The M-S-R Public Power Agency agrees that Bonneville loses by insisting on playing in a purely physical world, without taking advantage of financial and virtual techniques for commodity trading.

According to M-S-R (Modesto, Santa Clara, Redding), Bonneville often remains saddled with excess federal hydro to sell “in part because it limits its forward contracts to sell energy to generation levels that it is nearly certain it will be able to meet based on historical water flows.” (Comments, pp. 9-11, filed March 27, 2012.)

While Bonneville defends forced curtailments because wind plants are stubborn and so don’t respond to Bonneville’s entreaties to shut down in exchange for free hydro power, M-S-R argues simply that Bonneville hasn’t made the right offer:

“BPA Power is no longer competing for load only with thermal generators that have fuel costs when they run. Now BPA also has to compete against wind generation that has no fuel cost.”

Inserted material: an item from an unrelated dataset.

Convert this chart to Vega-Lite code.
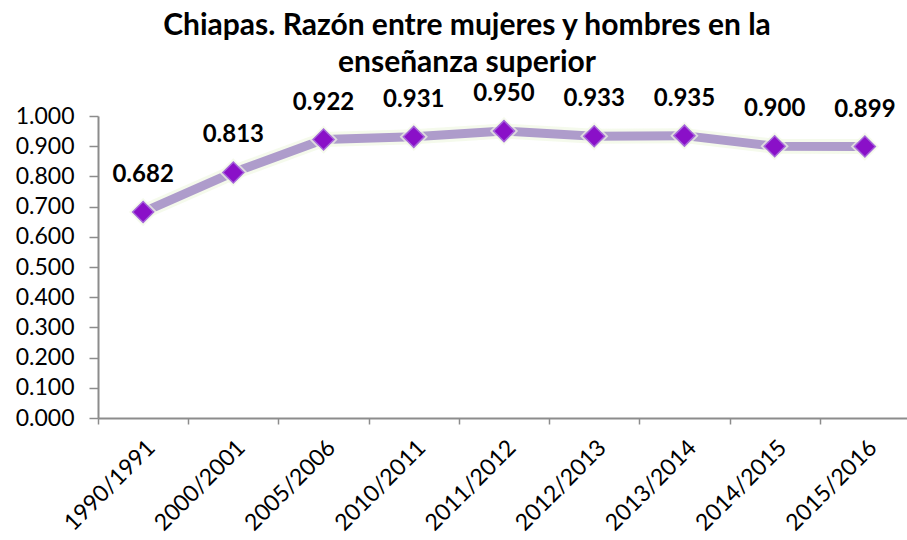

Can Bonneville and the PMAs be dragged into the 21st century?

On March 16, President Obama’s Energy Secretary Steven Chu announced he would soon be directing new strategic and capital improvement plans for all four federal PMAs to push them deeper into renewables, energy efficiency, cyber security, and electric vehicles, along with intra-hour scheduling and centralized dispatch—all in recognition of what Chu called “the changing nature of the electric sector.”

Notably, Chu also endorsed the PUC EIM project, a campaign driven by utility commissioners in western states to introduce a competitive, bid-based energy imbalance market in areas of the Western Electricity Coordinating Council that fall outside the Cal-ISO’s market area—a regime modeled after the EIM already in force in the Southwest Power Pool, and now under consideration for adoption by the Western Area Power Administration.

Chu’s announcement struck a chord in Congress, but perhaps hit a wrong note.

More than 150 House and Senate Republicans and Democrats joined in a bipartisan letter, sent to Secretary Chu on June 5, describing public power stakeholders and local officials as “troubled” by what they saw as an expansion of the historical role of the PMAs, “beyond their current statutory authority.”